Factors affecting buying or renting decision
Financial considerations: One should see if they have enough capital to buy the equipment. If the answer is no, then renting is the best option as the initial capital outlay is low. If they have affordability and use of equipment is regular it better to procure one. One should remember, the rental costs are sunken costs whereas cost incurred in buying equipment can be recovered through rental when not needed or sale.
Cost involved in renting and owning: Renting involves a few costs like fuel, rental charges and at times transport of equipment to and from the rental stores. Owning an equipment involves lots of costs like insurance, maintenance, storage, licensing, operating costs and along with the opportunity cost of locked in capital. Normally, the rental company factors these costs in the rental charges. However, it may be small proportion as compared to the amount to be paid in the heavy equipment is owned.
Duration of the project and frequency of use: The whole argument of cost benefit of renting the equipment is valid only if duration of the project is for a short period and need for the equipment is in brief phases. If the company’s work flow is centred around the heavy machinery or they have many projects where it would be used, then it is profitable to own one. Most often if the heavy equipment is integral part of the business, then cost of renting equipment almost equates the cost of owning the equipment.
The plus point of rental is the equipment can be hired as and when required. However, if requirement of the equipment is continuous most of part of the year, then in due course of time the rental costs may add up to buying an equipment.
Equipment availability and usage: When companies own the equipment, they find ways to utilise it like renting, low yielding projects, adhoc projects even at short notice. This is opposed to renting where the business would factor in the rental cost as well to calculate the economic viability of the accepting a project.
In renting there is a danger that the required equipment is not available on rental or does not do the job as expected. When the business owns the equipment, they know it’s always available for use and its performance capabilities as well.
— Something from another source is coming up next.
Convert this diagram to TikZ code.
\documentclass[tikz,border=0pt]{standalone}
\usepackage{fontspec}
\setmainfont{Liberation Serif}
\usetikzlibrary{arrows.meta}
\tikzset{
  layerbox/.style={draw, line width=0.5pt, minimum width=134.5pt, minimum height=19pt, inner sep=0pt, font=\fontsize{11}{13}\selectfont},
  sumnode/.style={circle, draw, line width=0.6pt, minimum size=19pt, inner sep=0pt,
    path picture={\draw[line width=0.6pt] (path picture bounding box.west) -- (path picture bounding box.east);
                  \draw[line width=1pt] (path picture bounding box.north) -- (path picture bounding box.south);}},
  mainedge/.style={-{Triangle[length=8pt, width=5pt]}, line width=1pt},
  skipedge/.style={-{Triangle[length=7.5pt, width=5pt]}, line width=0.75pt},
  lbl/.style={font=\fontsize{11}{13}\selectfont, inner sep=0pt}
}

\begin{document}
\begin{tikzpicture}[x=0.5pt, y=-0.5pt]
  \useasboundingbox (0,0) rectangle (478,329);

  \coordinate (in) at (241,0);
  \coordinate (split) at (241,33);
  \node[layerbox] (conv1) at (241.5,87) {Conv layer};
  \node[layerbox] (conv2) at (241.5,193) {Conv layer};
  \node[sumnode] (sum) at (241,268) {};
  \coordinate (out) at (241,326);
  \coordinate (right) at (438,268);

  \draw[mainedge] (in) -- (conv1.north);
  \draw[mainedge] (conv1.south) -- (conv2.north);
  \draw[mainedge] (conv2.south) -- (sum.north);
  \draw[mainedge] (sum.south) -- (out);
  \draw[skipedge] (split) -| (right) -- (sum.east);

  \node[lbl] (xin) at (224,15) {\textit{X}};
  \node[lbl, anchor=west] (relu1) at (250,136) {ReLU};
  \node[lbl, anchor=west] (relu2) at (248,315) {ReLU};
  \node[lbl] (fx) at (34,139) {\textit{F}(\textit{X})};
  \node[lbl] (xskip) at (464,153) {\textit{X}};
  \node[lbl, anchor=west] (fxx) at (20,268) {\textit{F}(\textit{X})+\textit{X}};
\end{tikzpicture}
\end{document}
Also when a company owns the equipment, they instil better confidence in the potential client about their ability to perform the job, preparedness and stability.
Inventory management: Owning the equipment requires the owner of the equipment to maintain it. This involves time, cost and effort throughout the duration of the ownership of the heavy equipment. But if the company does not have the bandwidth for these activities, it’s better to pay few extra bucks as rental charges.
To sum up, renting heavy equipment gives cost benefit for short duration of time while owning one reaps returns over a period of time. Renting is suitable for short term needs and procuring for long term.